I never said the ideological basis for Nazism and that validated it was limited to Christianity. I also think the Nazis misinterpreted Nietzsche. Have you ever read The Case of Wagner: A Musicians' Problem? In it Nietzsche rebukes Wagner and his anti-Semitism.
In your earlier post you said
From what I understand, it was believed by European Christians that the Jews were at fault because they didn't except the message of Jesus (as) or him being messiah and along with this it was believed it was the Jews whom killed him thus they were guilty of deicide. As for Martin Luther, I think initially he didn't hate the Jews but when they didn't accept the message of Jesus (as) and went on to practice their own faith he became enraged and that's when his anti-Jewish beliefs/comments started. I also agree that this anti-Jew business of the Nazis and Hitler wasn't new and was an continuation of historical European prejudice.
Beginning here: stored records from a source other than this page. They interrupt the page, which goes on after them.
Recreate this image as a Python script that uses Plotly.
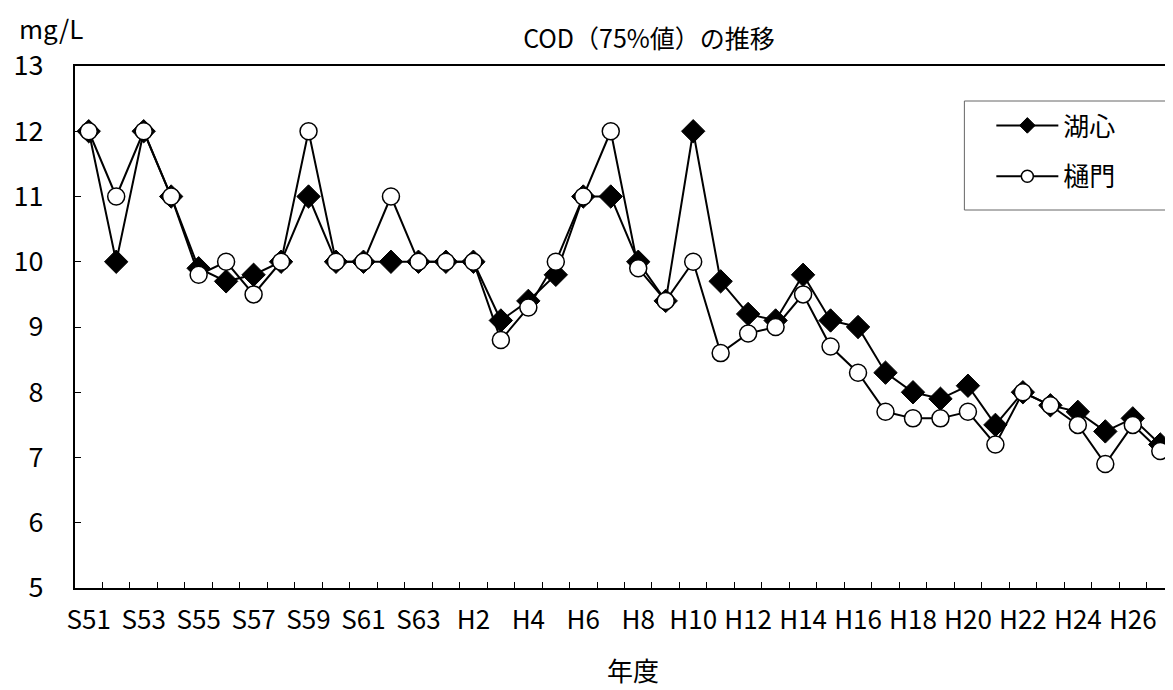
import plotly.graph_objects as go

years = ["S51","S52","S53","S54","S55","S56","S57","S58","S59","S60","S61","S62","S63",
         "H1","H2","H3","H4","H5","H6","H7","H8","H9","H10","H11","H12","H13","H14","H15",
         "H16","H17","H18","H19","H20","H21","H22","H23","H24","H25","H26","H27"]
koshin = [12,10,12,11,9.9,9.7,9.8,10,11,10,10,10,10,
          10,10,9.1,9.4,9.8,11,11,10,9.4,12,9.7,9.2,9.1,9.8,9.1,
          9.0,8.3,8.0,7.9,8.1,7.5,8.0,7.8,7.7,7.4,7.6,7.2]
himon = [12,11,12,11,9.8,10,9.5,10,12,10,10,11,10,
         10,10,8.8,9.3,10,11,12,9.9,9.4,10,8.6,8.9,9.0,9.5,8.7,
         8.3,7.7,7.6,7.6,7.7,7.2,8.0,7.8,7.5,6.9,7.5,7.1]

idx = list(range(len(years)))
JP = "Noto Sans CJK JP"

W, H = 1173, 690
L, R, T, B = 67, 5, 58, 110
PW, PH = W - L - R, H - T - B

def px(x):
    return (x - L) / PW

def py(y):
    return (H - B - y) / PH

series = [
    ("湖心", koshin, dict(symbol="diamond", color="black", line=dict(color="black", width=1)), 18, 12),
    ("樋門", himon, dict(symbol="circle", color="white", line=dict(color="black", width=1.5)), 17, 12),
]

fig = go.Figure()
for name, vals, mk, size, lsize in series:
    fig.add_trace(go.Scatter(
        x=idx, y=vals, name=name, mode="lines+markers", legendgroup=name,
        showlegend=False, line=dict(color="black", width=2),
        marker=dict(size=size, **mk),
    ))
    # legend entry (smaller symbol, like the reference legend); draws no data
    fig.add_trace(go.Scatter(
        x=[None], y=[None], name=name, mode="lines+markers", legendgroup=name,
        showlegend=True, line=dict(color="black", width=2),
        marker=dict(size=lsize, **mk),
    ))

fig.update_layout(
    width=W, height=H,
    margin=dict(l=L, r=R, t=T, b=B),
    paper_bgcolor="white", plot_bgcolor="white",
    font=dict(family=JP, size=26, color="black"),
    title=dict(text="COD（75%値）の推移", x=641 / W, xref="container", xanchor="center",
               y=1 - 31 / H, yanchor="middle", font=dict(size=25, family=JP)),
    showlegend=True,
    legend=dict(x=px(985), y=py(94), xanchor="left", yanchor="top",
                bgcolor="rgba(0,0,0,0)", borderwidth=0,
                font=dict(size=26, family=JP), tracegroupgap=14,
                traceorder="grouped", itemwidth=62, itemsizing="trace"),
    xaxis=dict(
        range=[-0.5, len(years) - 0.5],
        tickmode="array", tickvals=idx[::2], ticktext=years[::2],
        ticks="", showgrid=False, zeroline=False,
        showline=True, linewidth=2, linecolor="black", mirror=True,
        tickfont=dict(size=26, family=JP), ticklabelstandoff=8,
        minor=dict(tickvals=[i + 0.5 for i in idx[:-1]], ticks="inside",
                   ticklen=6, tickcolor="black", tickwidth=1, showgrid=False),
    ),
    yaxis=dict(
        range=[5, 13], dtick=1, tick0=5,
        ticks="inside", ticklen=6, tickcolor="black", tickwidth=1,
        showgrid=False, zeroline=False,
        showline=True, linewidth=2, linecolor="black", mirror=True,
        tickfont=dict(size=27, family=JP), ticklabelstandoff=24,
    ),
    shapes=[dict(type="rect", xref="paper", yref="paper",
                 x0=px(958), x1=px(1160), y0=py(202), y1=py(93),
                 line=dict(color="#666666", width=1), fillcolor="rgba(0,0,0,0)",
                 layer="below")],
    annotations=[
        dict(text="mg/L", xref="paper", yref="paper", x=px(9), y=py(19),
             xanchor="left", yanchor="middle", showarrow=False,
             font=dict(size=26, family=JP)),
        dict(text="年度", xref="paper", yref="paper", x=px(626), y=py(661),
             xanchor="center", yanchor="middle", showarrow=False,
             font=dict(size=26, family=JP)),
    ],
)

fig.write_html("out.html")
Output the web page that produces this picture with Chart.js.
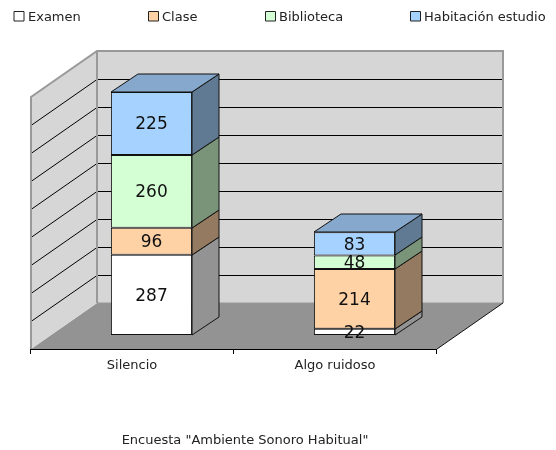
<!DOCTYPE html>
<html><head><meta charset="utf-8">
<style>html,body{margin:0;padding:0;background:#fff}canvas{display:block}</style>
<script src="https://cdn.jsdelivr.net/npm/chart.js@4/dist/chart.umd.min.js"></script>
</head><body><canvas id="c" width="556" height="450"></canvas>
<script>
const categories = ['Silencio', 'Algo ruidoso'];
const seriesNames = ['Examen', 'Clase', 'Biblioteca', 'Habitación estudio'];
const examen = [287, 22];
const clase = [96, 214];
const biblioteca = [260, 48];
const habitacion = [225, 83];
const seriesColors = ['#ffffff', '#ffd2a6', '#d4ffd4', '#a6d2ff'];
const topColors = ['#cccccc', '#cca885', '#aaccaa', '#85a8cc'];
const sideColors = ['#939393', '#947a60', '#7a947a', '#607a94'];
const caption = 'Encuesta "Ambiente Sonoro Habitual"';
const FONT = '"DejaVu Sans"';

const depth3d = {
  id: 'depth3d',
  afterLayout(chart) {
    const s = chart.scales.xFront;
    s.left = 30.5; s.right = 436.5; s.width = 406; s.top = 349; s.bottom = 380;
    s.configure();
    const t = chart.titleBlock;
    t.left = 120; t.right = 370; t.width = 250; t.top = 433.5; t.bottom = 447.5;
  },
  beforeDatasetsDraw(chart) {
    const {ctx, chartArea: a, scales: {y}} = chart;
    const fx = -19, fy = 14, bx = 47, by = -32;
    const yMin = y.getPixelForValue(y.min), yMax = y.getPixelForValue(y.max);
    const poly = (pts, fill) => {
      ctx.beginPath();
      pts.forEach((p, i) => i ? ctx.lineTo(p[0], p[1]) : ctx.moveTo(p[0], p[1]));
      ctx.closePath();
      ctx.fillStyle = fill; ctx.fill();
    };
    ctx.save();
    // floor
    poly([[a.left + fx, yMin + fy], [a.right + fx, yMin + fy], [a.right + bx, yMin + by], [a.left + bx, yMin + by]], '#939393');
    // back and left walls
    poly([[a.left + bx, yMin + by], [a.right + bx, yMin + by], [a.right + bx, yMax + by], [a.left + bx, yMax + by]], '#d6d6d6');
    poly([[a.left + fx, yMin + fy], [a.left + bx, yMin + by], [a.left + bx, yMax + by], [a.left + fx, yMax + fy]], '#d6d6d6');
    // gridlines
    ctx.strokeStyle = '#000'; ctx.lineWidth = 1;
    y.ticks.forEach(t => {
      if (t.value === y.min || t.value === y.max) return;
      const p = Math.round(y.getPixelForValue(t.value)) + 0.5;
      ctx.beginPath();
      ctx.moveTo(a.left + fx, p + fy);
      ctx.lineTo(a.left + bx, p + by);
      ctx.lineTo(a.right + bx, p + by);
      ctx.stroke();
    });
    // wall frame
    ctx.strokeStyle = '#999999'; ctx.lineWidth = 2; ctx.lineJoin = 'miter';
    ctx.beginPath();
    ctx.moveTo(a.left + fx, yMin + fy);
    ctx.lineTo(a.left + fx, yMax + fy);
    ctx.lineTo(a.left + bx, yMax + by);
    ctx.lineTo(a.right + bx, yMax + by);
    ctx.lineTo(a.right + bx, yMin + by);
    ctx.moveTo(a.left + bx, yMax + by);
    ctx.lineTo(a.left + bx, yMin + by);
    ctx.stroke();
    // back wall bottom edge and floor right edge
    ctx.lineWidth = 1;
    ctx.strokeStyle = '#999999';
    ctx.beginPath();
    ctx.moveTo(a.left + bx, yMin + by);
    ctx.lineTo(a.right + bx, yMin + by);
    ctx.stroke();
    ctx.strokeStyle = '#111';
    ctx.beginPath();
    ctx.moveTo(a.right + fx, yMin + fy);
    ctx.lineTo(a.right + bx, yMin + by);
    ctx.stroke();
    ctx.restore();
  },
  afterDatasetsDraw(chart) {
    const {ctx} = chart;
    const dx = 27, dy = -18;
    ctx.save();
    ctx.lineWidth = 1;
    ctx.strokeStyle = '#111';
    ctx.lineJoin = 'round';
    const n = chart.data.datasets.length;
    chart.data.datasets.forEach((ds, i) => {
      chart.getDatasetMeta(i).data.forEach(bar => {
        const r = Math.round(bar.x + bar.width / 2);
        const l = Math.round(bar.x - bar.width / 2);
        const t = Math.round(bar.y), b = Math.round(bar.base);
        ctx.fillStyle = sideColors[i];
        ctx.beginPath();
        ctx.moveTo(r, t); ctx.lineTo(r + dx, t + dy); ctx.lineTo(r + dx, b + dy); ctx.lineTo(r, b);
        ctx.closePath(); ctx.fill(); ctx.stroke();
        if (i === n - 1) {
          ctx.fillStyle = topColors[i];
          ctx.beginPath();
          ctx.moveTo(l, t); ctx.lineTo(l + dx, t + dy); ctx.lineTo(r + dx, t + dy); ctx.lineTo(r, t);
          ctx.closePath(); ctx.fill(); ctx.stroke();
        }
      });
    });
    // value labels
    ctx.fillStyle = '#111';
    ctx.font = '17px ' + FONT;
    ctx.textAlign = 'center';
    ctx.textBaseline = 'middle';
    chart.data.datasets.forEach((ds, i) => {
      chart.getDatasetMeta(i).data.forEach((bar, j) => {
        ctx.fillText(String(ds.data[j]), bar.x, (bar.y + bar.base) / 2 + 1.5);
      });
    });
    // legend
    const starts = [14, 148.5, 265.5, 410.5];
    const textStarts = [28, 162, 279, 424];
    ctx.font = '13px ' + FONT;
    ctx.textAlign = 'left';
    ctx.textBaseline = 'alphabetic';
    chart.data.datasets.forEach((ds, i) => {
      ctx.fillStyle = ds.backgroundColor;
      ctx.fillRect(starts[i], 11.5, 10, 9.5);
      ctx.strokeStyle = '#222';
      ctx.strokeRect(starts[i], 11.5, 10, 9.5);
      ctx.fillStyle = '#222';
      ctx.fillText(ds.label, textStarts[i], 21);
    });
    ctx.restore();
  }
};

const seriesValues = [examen, clase, biblioteca, habitacion];
new Chart(document.getElementById('c'), {
  type: 'bar',
  data: {
    labels: categories,
    datasets: seriesNames.map((name, i) => ({
      label: name,
      data: seriesValues[i],
      backgroundColor: seriesColors[i],
      borderColor: '#111',
      borderWidth: 1,
      borderSkipped: false,
      categoryPercentage: 1,
      barPercentage: 0.4
    }))
  },
  options: {
    responsive: false,
    animation: false,
    layout: { padding: { left: 50, right: 100, top: 83, bottom: 0 } },
    plugins: {
      legend: { display: false },
      tooltip: { enabled: false },
      title: {
        display: true, position: 'bottom', text: caption, align: 'center',
        color: '#222', padding: 0,
        font: { family: FONT, size: 13, weight: 'normal', lineHeight: '14px' }
      }
    },
    scales: {
      x: { stacked: true, display: false },
      y: { stacked: true, display: false, min: 0, max: 900, ticks: { stepSize: 100 } },
      xFront: {
        type: 'category', position: 'bottom', labels: categories, offset: true,
        grid: { offset: true, drawOnChartArea: false, color: '#000', tickLength: 5 },
        border: { color: '#000', width: 1 },
        ticks: { color: '#222', font: { family: FONT, size: 13 }, padding: 4, maxRotation: 0 },
        afterFit(s) { s.height = 101; }
      }
    }
  },
  plugins: [depth3d]
});
</script></body></html>
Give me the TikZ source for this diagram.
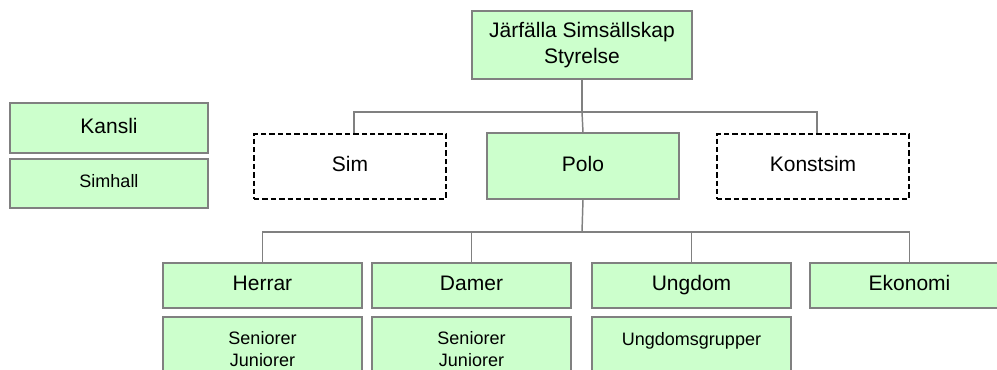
\documentclass[tikz,border=0pt]{standalone}
\usepackage{fontspec}
\setmainfont{Liberation Sans}
\definecolor{boxfill}{HTML}{CCFFCC}
\definecolor{edgegray}{HTML}{808080}
\begin{document}
\begin{tikzpicture}[x=0.75pt,y=-0.75pt,
  wh/.style 2 args={minimum width=#1*0.75pt, minimum height=#2*0.75pt},
  bigtext/.style={font=\fontsize{15.75}{20}\selectfont},
  smalltext/.style={font=\fontsize{13.5}{16.5}\selectfont},
  box/.style={draw=edgegray, fill=boxfill, line width=1.1pt, inner sep=0pt, align=center, bigtext},
  dbox/.style={draw=black, fill=white, dash pattern=on 4pt off 2.3pt, line width=1.1pt, inner sep=0pt, align=center, bigtext},
  conn/.style={draw=edgegray, line width=1.1pt}]
\clip (0,0) rectangle (997,370);
\fill[white] (0,0) rectangle (997,370);

\node[box, wh={220}{68}] (top) at (582,45) {Järfälla Simsällskap\\Styrelse};
\node[box, wh={198}{50}] (kansli) at (109,128) {\strut Kansli};
\node[box, smalltext, wh={198}{49}] (simhall) at (109,183.5) {\strut Simhall};

\node[dbox, wh={192}{65}] (sim) at (350,166.5) {\strut Sim};
\node[box, wh={192}{66}] (polo) at (583,166) {\strut Polo};
\node[dbox, wh={192}{65}] (konst) at (813,166.5) {\strut Konstsim};

\node[box, wh={199}{45}] (herrar) at (262.5,285.5) {\strut Herrar};
\node[box, wh={199}{45}] (damer) at (471.5,285.5) {\strut Damer};
\node[box, wh={199}{45}] (ungdom) at (691.5,285.5) {\strut Ungdom};
\node[box, wh={199}{45}] (ekonomi) at (909.5,285.5) {\strut Ekonomi};

\node[box, smalltext, wh={199}{65}] (herrarsub) at (262.5,349.5) {Seniorer\\Juniorer};
\node[box, smalltext, wh={199}{65}] (damersub) at (471.5,349.5) {Seniorer\\Juniorer};
\node[box, smalltext, wh={199}{65}] (ungdomsub) at (691.5,349.5) {Ungdomsgrupper\\\mbox{}};

\coordinate (bus1) at (582,112);
\coordinate (bus2) at (582,232);
\draw[conn] (top.south) -- (bus1);
\draw[conn] ([xshift=3pt]sim.north) |- (bus1) -| ([xshift=3pt]konst.north);
\draw[conn] (bus1) -- (polo.north);
\draw[conn] (polo.south) -- (bus2);
\draw[conn] (herrar.north) |- (bus2) -| (ekonomi.north);
\draw[conn] (damer.north) -- (damer.north |- bus2);
\draw[conn] (ungdom.north) -- (ungdom.north |- bus2);
\end{tikzpicture}
\end{document}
This plainly emphasizes Christian origins of anti-Semitism. Modern secular thinkers like Fichte, Schopenhauer, Kant and others did not believe that Jesus was the Son of God and they did not believe the Jews were under God's wrath for rejecting him. Their objections to the Jews were very different, and were based on secular reasoning.
About Nietzsche, have you read his book The Antichrist? There he argues that Christianity is false and bad, it has corrupted Europe, and he blames this on the Jews. He also describes the Jews as being master manipulators of decadence, undermining society. He objected to Wagner's anti-Semitism because it was the wrong kind of anti-Semitism.